__Information supplied__
※

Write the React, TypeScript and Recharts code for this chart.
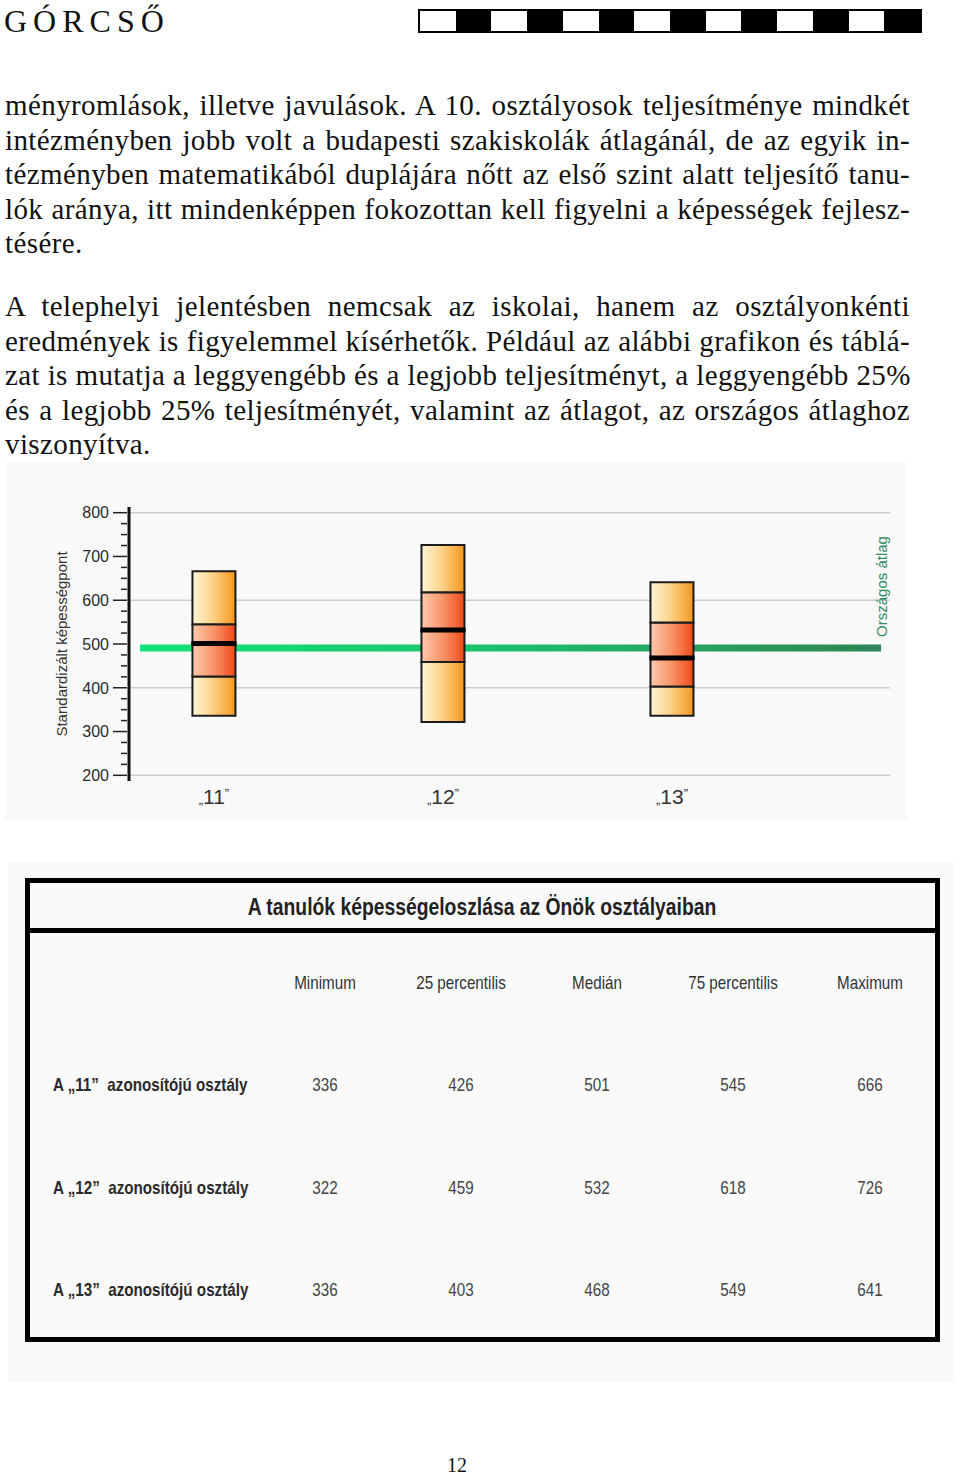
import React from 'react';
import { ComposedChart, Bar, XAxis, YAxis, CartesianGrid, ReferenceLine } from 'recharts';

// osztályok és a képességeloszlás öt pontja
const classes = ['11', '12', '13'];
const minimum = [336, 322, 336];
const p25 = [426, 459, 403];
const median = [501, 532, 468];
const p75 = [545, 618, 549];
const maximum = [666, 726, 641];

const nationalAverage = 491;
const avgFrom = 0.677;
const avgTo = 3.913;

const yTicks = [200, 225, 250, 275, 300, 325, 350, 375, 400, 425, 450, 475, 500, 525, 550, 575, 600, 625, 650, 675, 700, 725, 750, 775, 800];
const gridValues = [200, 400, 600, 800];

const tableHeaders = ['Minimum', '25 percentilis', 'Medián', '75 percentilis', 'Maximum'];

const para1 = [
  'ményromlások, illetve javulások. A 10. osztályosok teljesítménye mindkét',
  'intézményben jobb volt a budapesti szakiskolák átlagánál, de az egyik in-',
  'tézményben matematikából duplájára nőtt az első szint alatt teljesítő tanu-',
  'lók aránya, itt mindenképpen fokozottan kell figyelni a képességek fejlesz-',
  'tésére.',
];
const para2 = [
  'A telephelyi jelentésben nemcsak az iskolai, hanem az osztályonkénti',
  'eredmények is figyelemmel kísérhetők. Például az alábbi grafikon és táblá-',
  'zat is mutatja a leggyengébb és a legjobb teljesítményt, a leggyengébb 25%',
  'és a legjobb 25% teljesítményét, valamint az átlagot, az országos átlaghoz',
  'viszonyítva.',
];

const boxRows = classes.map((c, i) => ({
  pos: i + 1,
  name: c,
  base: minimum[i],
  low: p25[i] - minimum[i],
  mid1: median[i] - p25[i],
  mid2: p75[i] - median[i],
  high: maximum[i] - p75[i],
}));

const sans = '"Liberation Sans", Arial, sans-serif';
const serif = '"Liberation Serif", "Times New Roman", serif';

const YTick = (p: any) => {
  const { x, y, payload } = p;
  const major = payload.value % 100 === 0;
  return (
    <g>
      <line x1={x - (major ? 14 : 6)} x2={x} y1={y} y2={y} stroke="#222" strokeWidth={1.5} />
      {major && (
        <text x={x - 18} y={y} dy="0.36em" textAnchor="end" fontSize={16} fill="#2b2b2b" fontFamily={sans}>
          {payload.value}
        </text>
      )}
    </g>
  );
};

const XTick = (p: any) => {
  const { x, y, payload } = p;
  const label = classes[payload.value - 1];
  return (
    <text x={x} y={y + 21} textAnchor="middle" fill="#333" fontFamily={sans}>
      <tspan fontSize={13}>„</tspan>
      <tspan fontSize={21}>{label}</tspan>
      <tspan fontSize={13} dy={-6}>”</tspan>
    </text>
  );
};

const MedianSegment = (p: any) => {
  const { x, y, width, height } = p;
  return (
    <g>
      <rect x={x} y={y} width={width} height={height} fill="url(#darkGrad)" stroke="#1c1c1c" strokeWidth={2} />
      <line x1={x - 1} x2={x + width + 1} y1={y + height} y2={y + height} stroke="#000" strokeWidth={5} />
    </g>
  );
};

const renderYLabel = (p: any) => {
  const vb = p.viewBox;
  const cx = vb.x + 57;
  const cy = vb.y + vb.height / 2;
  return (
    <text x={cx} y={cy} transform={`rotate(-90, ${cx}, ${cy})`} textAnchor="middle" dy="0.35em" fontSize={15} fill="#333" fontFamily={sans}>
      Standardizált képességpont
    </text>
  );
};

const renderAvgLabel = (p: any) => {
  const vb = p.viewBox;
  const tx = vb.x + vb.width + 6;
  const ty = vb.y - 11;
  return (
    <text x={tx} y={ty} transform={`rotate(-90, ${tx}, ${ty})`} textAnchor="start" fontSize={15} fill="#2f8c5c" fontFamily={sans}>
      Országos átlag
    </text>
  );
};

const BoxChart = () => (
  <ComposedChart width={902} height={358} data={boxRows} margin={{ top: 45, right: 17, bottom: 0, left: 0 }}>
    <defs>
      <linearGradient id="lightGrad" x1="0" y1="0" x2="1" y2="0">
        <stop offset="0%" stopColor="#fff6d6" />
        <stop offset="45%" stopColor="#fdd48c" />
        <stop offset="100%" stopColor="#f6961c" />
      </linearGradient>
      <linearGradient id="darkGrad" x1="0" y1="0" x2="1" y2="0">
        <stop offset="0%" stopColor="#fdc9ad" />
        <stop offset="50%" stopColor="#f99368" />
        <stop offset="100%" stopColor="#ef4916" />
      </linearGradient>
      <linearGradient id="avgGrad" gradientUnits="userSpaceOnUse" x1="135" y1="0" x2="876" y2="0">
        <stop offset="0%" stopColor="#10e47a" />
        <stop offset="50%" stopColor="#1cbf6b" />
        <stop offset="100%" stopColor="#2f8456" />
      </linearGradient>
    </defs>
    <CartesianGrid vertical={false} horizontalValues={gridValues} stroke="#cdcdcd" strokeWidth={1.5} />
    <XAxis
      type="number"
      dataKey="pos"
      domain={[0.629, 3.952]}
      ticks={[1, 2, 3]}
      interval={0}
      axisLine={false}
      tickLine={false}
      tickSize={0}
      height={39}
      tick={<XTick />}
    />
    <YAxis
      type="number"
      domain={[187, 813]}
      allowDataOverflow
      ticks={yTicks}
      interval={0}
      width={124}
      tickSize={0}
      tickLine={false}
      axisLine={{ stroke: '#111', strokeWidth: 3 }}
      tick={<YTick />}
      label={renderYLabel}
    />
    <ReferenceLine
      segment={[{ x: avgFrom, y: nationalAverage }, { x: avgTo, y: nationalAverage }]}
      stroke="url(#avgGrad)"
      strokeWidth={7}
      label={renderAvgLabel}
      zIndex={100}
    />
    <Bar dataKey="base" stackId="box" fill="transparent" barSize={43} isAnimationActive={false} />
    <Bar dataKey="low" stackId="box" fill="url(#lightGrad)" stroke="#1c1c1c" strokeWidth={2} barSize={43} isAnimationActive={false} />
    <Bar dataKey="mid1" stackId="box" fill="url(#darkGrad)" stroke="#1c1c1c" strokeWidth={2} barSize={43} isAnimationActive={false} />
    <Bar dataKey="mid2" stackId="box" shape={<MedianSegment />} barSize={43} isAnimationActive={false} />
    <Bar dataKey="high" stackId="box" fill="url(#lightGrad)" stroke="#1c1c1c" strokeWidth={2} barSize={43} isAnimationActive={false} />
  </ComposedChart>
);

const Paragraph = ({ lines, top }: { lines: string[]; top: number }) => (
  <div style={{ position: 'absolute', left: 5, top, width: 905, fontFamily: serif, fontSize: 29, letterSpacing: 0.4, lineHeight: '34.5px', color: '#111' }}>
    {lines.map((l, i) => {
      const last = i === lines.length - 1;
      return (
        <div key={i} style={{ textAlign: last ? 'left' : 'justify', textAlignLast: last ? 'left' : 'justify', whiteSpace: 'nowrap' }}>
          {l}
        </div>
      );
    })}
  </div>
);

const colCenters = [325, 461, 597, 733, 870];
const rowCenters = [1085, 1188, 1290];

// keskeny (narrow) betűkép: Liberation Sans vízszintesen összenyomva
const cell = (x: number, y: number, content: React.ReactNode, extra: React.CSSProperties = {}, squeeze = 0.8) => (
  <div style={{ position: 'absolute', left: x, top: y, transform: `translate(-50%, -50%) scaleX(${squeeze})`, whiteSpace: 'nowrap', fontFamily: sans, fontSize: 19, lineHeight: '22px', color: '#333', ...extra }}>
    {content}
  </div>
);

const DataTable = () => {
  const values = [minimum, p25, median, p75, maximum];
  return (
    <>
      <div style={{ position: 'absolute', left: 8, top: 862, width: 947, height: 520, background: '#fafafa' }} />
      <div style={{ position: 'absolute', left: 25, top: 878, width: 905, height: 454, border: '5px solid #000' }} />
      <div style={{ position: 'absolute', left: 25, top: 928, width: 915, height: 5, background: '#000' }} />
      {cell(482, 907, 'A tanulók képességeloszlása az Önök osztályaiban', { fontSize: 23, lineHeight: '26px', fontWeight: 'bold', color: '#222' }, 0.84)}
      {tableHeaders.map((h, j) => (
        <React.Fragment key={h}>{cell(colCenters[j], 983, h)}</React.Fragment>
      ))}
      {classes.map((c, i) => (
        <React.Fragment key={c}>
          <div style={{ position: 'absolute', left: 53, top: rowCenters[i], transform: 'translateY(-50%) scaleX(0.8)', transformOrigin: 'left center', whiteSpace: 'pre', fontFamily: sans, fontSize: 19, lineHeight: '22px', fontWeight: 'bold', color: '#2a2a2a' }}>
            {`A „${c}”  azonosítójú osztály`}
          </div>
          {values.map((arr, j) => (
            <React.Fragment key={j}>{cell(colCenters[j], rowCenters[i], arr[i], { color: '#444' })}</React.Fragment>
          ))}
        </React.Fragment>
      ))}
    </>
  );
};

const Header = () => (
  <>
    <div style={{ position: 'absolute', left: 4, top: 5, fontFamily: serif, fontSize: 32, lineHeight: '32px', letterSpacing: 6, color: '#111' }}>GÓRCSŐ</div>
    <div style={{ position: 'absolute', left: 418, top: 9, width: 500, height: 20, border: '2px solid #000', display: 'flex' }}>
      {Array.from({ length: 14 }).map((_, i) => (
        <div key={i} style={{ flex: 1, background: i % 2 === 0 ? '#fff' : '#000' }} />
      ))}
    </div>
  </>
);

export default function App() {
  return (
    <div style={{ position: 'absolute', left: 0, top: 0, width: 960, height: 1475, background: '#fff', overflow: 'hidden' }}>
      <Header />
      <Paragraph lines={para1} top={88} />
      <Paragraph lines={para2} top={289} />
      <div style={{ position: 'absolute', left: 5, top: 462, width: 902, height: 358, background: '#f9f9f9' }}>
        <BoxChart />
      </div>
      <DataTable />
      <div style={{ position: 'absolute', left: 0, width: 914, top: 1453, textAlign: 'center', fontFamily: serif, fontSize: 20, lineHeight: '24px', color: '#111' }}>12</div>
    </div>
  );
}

※

__Set problem__
Restate, line by line and word for word, everything from the top of the material through the line that contains "const tableHeaders = ['Minimum', '25". Leave pictures out.

__Task answer__
Write the React, TypeScript and Recharts code for this chart.
import React from 'react';
import { ComposedChart, Bar, XAxis, YAxis, CartesianGrid, ReferenceLine } from 'recharts';

// osztályok és a képességeloszlás öt pontja
const classes = ['11', '12', '13'];
const minimum = [336, 322, 336];
const p25 = [426, 459, 403];
const median = [501, 532, 468];
const p75 = [545, 618, 549];
const maximum = [666, 726, 641];

const nationalAverage = 491;
const avgFrom = 0.677;
const avgTo = 3.913;

const yTicks = [200, 225, 250, 275, 300, 325, 350, 375, 400, 425, 450, 475, 500, 525, 550, 575, 600, 625, 650, 675, 700, 725, 750, 775, 800];
const gridValues = [200, 400, 600, 800];

const tableHeaders = ['Minimum', '25 percentilis', 'Medián', '75 percentilis', 'Maximum'];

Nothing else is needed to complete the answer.